Trump Effect Nullified as Oil Climbs for Third Straight Day

Thursday February 28, 2019

U.S. president Donald Trump reiterating his complaint that oil prices are too high - which caused substantial price losses on Monday - has apparently all been forgotten as U.S. crude on Thursday rose for the third straight session, tempered somewhat by the usual concerns over tensions between the U.S. and China and the latter country showing signs of an economic slowdown.

West Texas Intermediate rose 28 cents, to settle at $57.22 per barrel (almost enough to obliterate the losses caused by Trump), Brent however declined by 36 cents to $66.03 per barrel.

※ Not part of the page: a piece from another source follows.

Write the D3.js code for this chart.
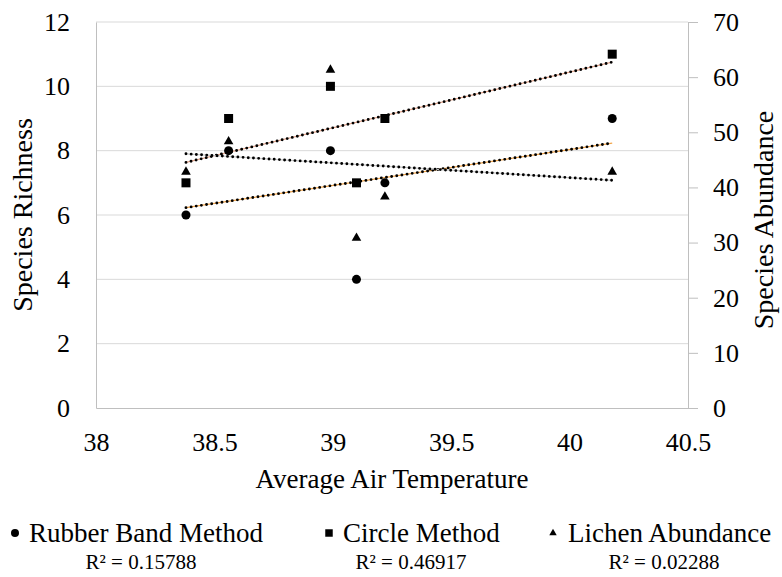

Adding to the list of headwinds on Thursday was news from the Energy Information Administration that U.S. crude production rose more than 2 million barrels per day (bpd) in the last year to a record 12.1 million bpd - and while this was offset by a surprise 8.6-million barrels drop, "a second straight big build at Cushing bears watching," wrote Paul Sankey, oil equity analyst at Mizuho Securities, in a research note.

While these headwinds suggest that oil prices are range bound for the time being, John Driscoll, director of JTD Energy Services, believes they could fall in the second half of this year - with the U.S. to blame.

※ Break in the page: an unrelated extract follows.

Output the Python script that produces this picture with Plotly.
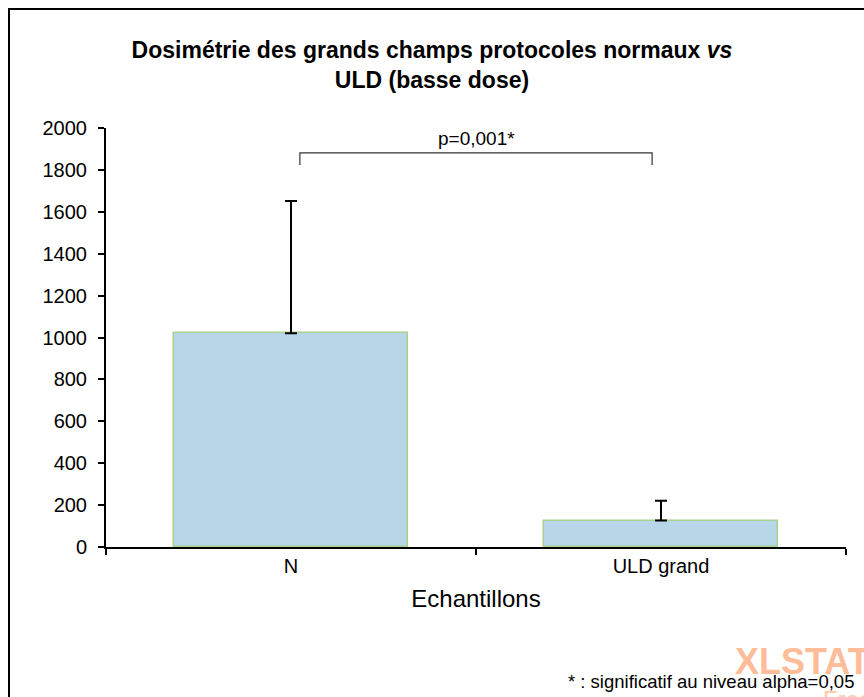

Driscoll told CNBC television that this is because "U.S. producers continue to increase as these prices move up, but more importantly the capacity constraints on pipelines, on terminal those bottlenecks are cleared, you're going to see those U.S. exports increase."

He added, "The U.S. is spoiling the OPEC party; they are now the wild card and they don't have a seat at the party in Vienna."

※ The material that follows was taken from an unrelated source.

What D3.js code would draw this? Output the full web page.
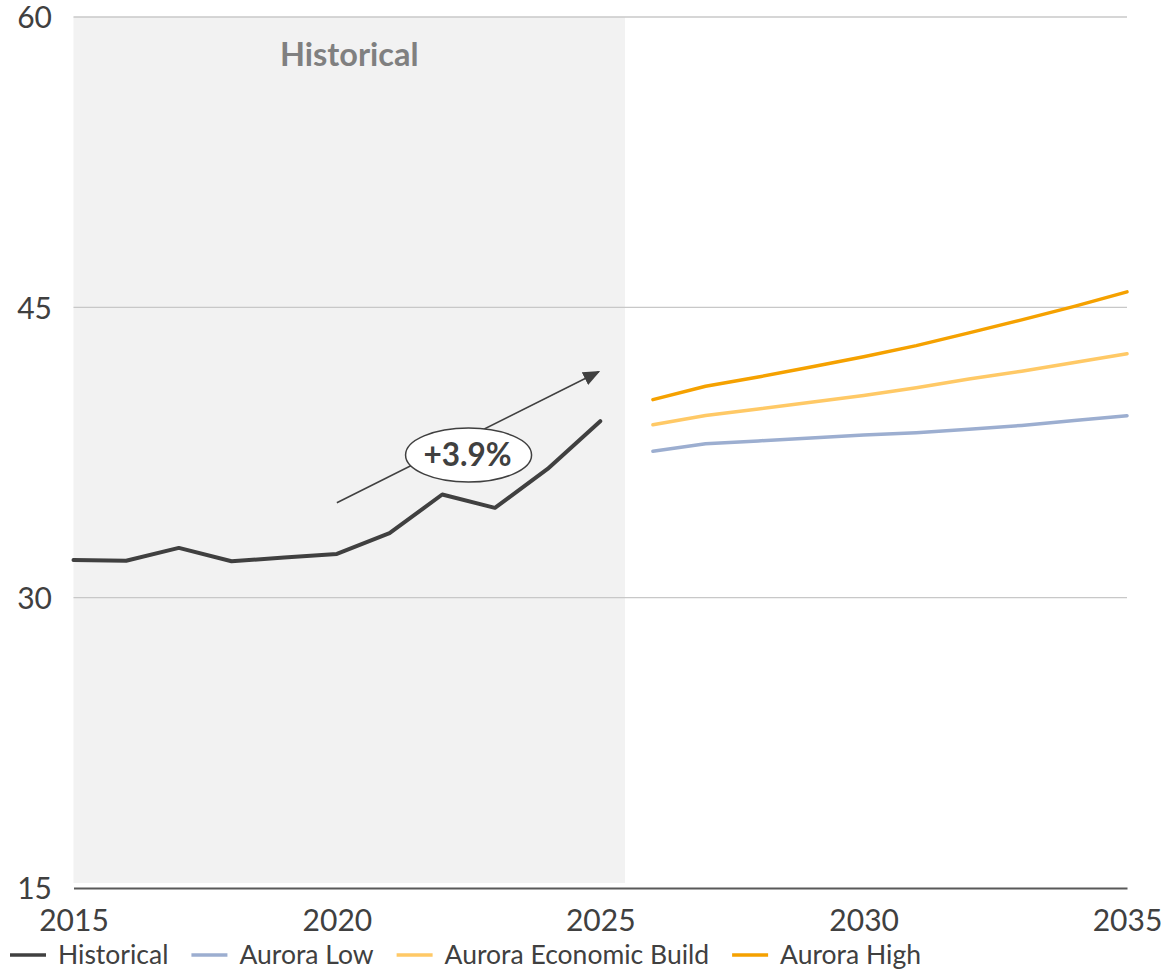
<!DOCTYPE html>
<html>
<head>
<meta charset="utf-8">
<script src="https://cdn.jsdelivr.net/npm/d3@7"></script>
<style>
  html, body { margin: 0; padding: 0; background: #fff; }
  svg { display: block; font-family: Lato, "Open Sans", sans-serif; }
</style>
</head>
<body>
<svg id="chart" width="1168" height="969"></svg>
<script>
// Historical series
const histYears = [2015, 2016, 2017, 2018, 2019, 2020, 2021, 2022, 2023, 2024, 2025];
const histValues = [31.95, 31.91, 32.57, 31.88, 32.07, 32.26, 33.33, 35.33, 34.64, 36.65, 39.12];

// Scenario projections
const projYears = [2026, 2027, 2028, 2029, 2030, 2031, 2032, 2033, 2034, 2035];
const lowValues = [37.57, 37.95, 38.1, 38.25, 38.4, 38.52, 38.7, 38.9, 39.15, 39.4];
const econValues = [38.93, 39.41, 39.75, 40.1, 40.45, 40.85, 41.3, 41.7, 42.15, 42.6];
const highValues = [40.23, 40.92, 41.4, 41.92, 42.45, 43.02, 43.68, 44.35, 45.05, 45.8];

const yTicks = [15, 30, 45, 60];
const xTicks = [2015, 2020, 2025, 2030, 2035];
const histEnd = 2025.47;
const growthLabel = "+3.9%";

const seriesNames = ["Historical", "Aurora Low", "Aurora Economic Build", "Aurora High"];
const seriesColors = ["#404040", "#9caed0", "#ffc966", "#f5a100"];

const svg = d3.select("#chart");
const x = d3.scaleLinear().domain([2015, 2035]).range([73.5, 1127]);
const y = d3.scaleLinear().domain([15, 60]).range([888, 17]);

// Shaded historical band
svg.append("rect")
  .attr("x", x(2015)).attr("y", y(60))
  .attr("width", x(histEnd) - x(2015))
  .attr("height", y(15) - y(60) - 5)
  .attr("fill", "#f2f2f2");

svg.append("text")
  .attr("x", x(2015) + (x(histEnd) - x(2015)) / 2)
  .attr("y", 66)
  .attr("text-anchor", "middle")
  .attr("font-size", 32.5).attr("font-weight", 700)
  .attr("fill", "#808080")
  .text("Historical");

// Gridlines
svg.append("g").selectAll("line")
  .data(yTicks.filter(d => d !== 15))
  .join("line")
  .attr("x1", x(2015)).attr("x2", x(2035))
  .attr("y1", d => y(d)).attr("y2", d => y(d))
  .attr("stroke", "#c8c8c8").attr("stroke-width", 1.3);

// Y axis labels
const yAxis = svg.append("g").attr("transform", `translate(52,0)`)
  .call(d3.axisLeft(y).tickValues(yTicks).tickSize(0).tickPadding(0));
yAxis.select(".domain").remove();
yAxis.selectAll("text")
  .attr("font-family", "Lato, sans-serif")
  .attr("font-size", 30).attr("fill", "#404040")
  .attr("dy", "0.36em");

// X axis
const xAxis = svg.append("g").attr("transform", `translate(0,${y(15)})`)
  .call(d3.axisBottom(x).tickValues(xTicks).tickFormat(d3.format("d")).tickSize(0).tickPadding(0));
xAxis.select(".domain").attr("stroke", "#595959").attr("stroke-width", 2.2);
xAxis.selectAll("text")
  .attr("font-family", "Lato, sans-serif")
  .attr("font-size", 30).attr("fill", "#404040")
  .attr("y", 43).attr("dy", 0);

// Lines
const line = d3.line().x(d => x(d[0])).y(d => y(d[1]));
const series = [
  { data: d3.zip(histYears, histValues), color: seriesColors[0], width: 4 },
  { data: d3.zip(projYears, lowValues), color: seriesColors[1], width: 3.5 },
  { data: d3.zip(projYears, econValues), color: seriesColors[2], width: 3.5 },
  { data: d3.zip(projYears, highValues), color: seriesColors[3], width: 3.5 }
];
svg.append("g").selectAll("path")
  .data(series)
  .join("path")
  .attr("d", d => line(d.data))
  .attr("fill", "none")
  .attr("stroke", d => d.color)
  .attr("stroke-width", d => d.width)
  .attr("stroke-linejoin", "round")
  .attr("stroke-linecap", "round");

// Growth arrow annotation
svg.append("defs").append("marker")
  .attr("id", "arrowhead")
  .attr("viewBox", "0 0 10 10")
  .attr("refX", 9).attr("refY", 5)
  .attr("markerWidth", 17).attr("markerHeight", 14)
  .attr("markerUnits", "userSpaceOnUse")
  .attr("orient", "auto")
  .attr("preserveAspectRatio", "none")
  .append("path").attr("d", "M0,0 L10,5 L0,10 Z").attr("fill", "#404040");

const arrowStart = [2020, 34.9];
const arrowEnd = [2024.97, 41.67];
svg.append("line")
  .attr("x1", x(arrowStart[0])).attr("y1", y(arrowStart[1]))
  .attr("x2", x(arrowEnd[0])).attr("y2", y(arrowEnd[1]))
  .attr("stroke", "#404040").attr("stroke-width", 1.6)
  .attr("marker-end", "url(#arrowhead)");

const labelPos = [2022.5, 37.37];
svg.append("ellipse")
  .attr("cx", x(labelPos[0])).attr("cy", y(labelPos[1]))
  .attr("rx", 63).attr("ry", 27)
  .attr("fill", "#fff").attr("stroke", "#404040").attr("stroke-width", 1.5);
svg.append("text")
  .attr("x", x(labelPos[0]) - 1).attr("y", y(labelPos[1]))
  .attr("dy", "0.36em")
  .attr("text-anchor", "middle")
  .attr("font-size", 31.5).attr("font-weight", 700)
  .attr("fill", "#404040")
  .text(growthLabel);

// Legend
const legend = svg.append("g").attr("transform", "translate(10,955)");
let cursor = 0;
seriesNames.forEach((name, i) => {
  const g = legend.append("g").attr("transform", `translate(${cursor},0)`);
  g.append("line").attr("x1", 0).attr("x2", 36).attr("y1", 0).attr("y2", 0)
    .attr("stroke", seriesColors[i]).attr("stroke-width", 3.5);
  const t = g.append("text").attr("x", 48).attr("y", 0).attr("dy", "0.35em")
    .attr("font-size", 26.5).attr("fill", "#404040").text(name);
  cursor += 48 + t.node().getComputedTextLength() + 23;
});
</script>
</body>
</html>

Ironically, it fell upon OPEC's secretary general to give the Americans their due in positively affecting the global energy market.

Mohammad Barkindo told media in Riyadh that while his cartel "literally rescued this industry from total collapse" thanks to its production cutbacks, he credited the U.S. shale revolution for helping to prevent "major, major energy chaos."

He added, "Thanks to the shale revolution we have been able to maintain these supplies and meet current demand; what is needed now is for us to continue this relationship with the non-OPEC [producers] in order to sustain the relative, and fragile, market stability that we have been able to achieve."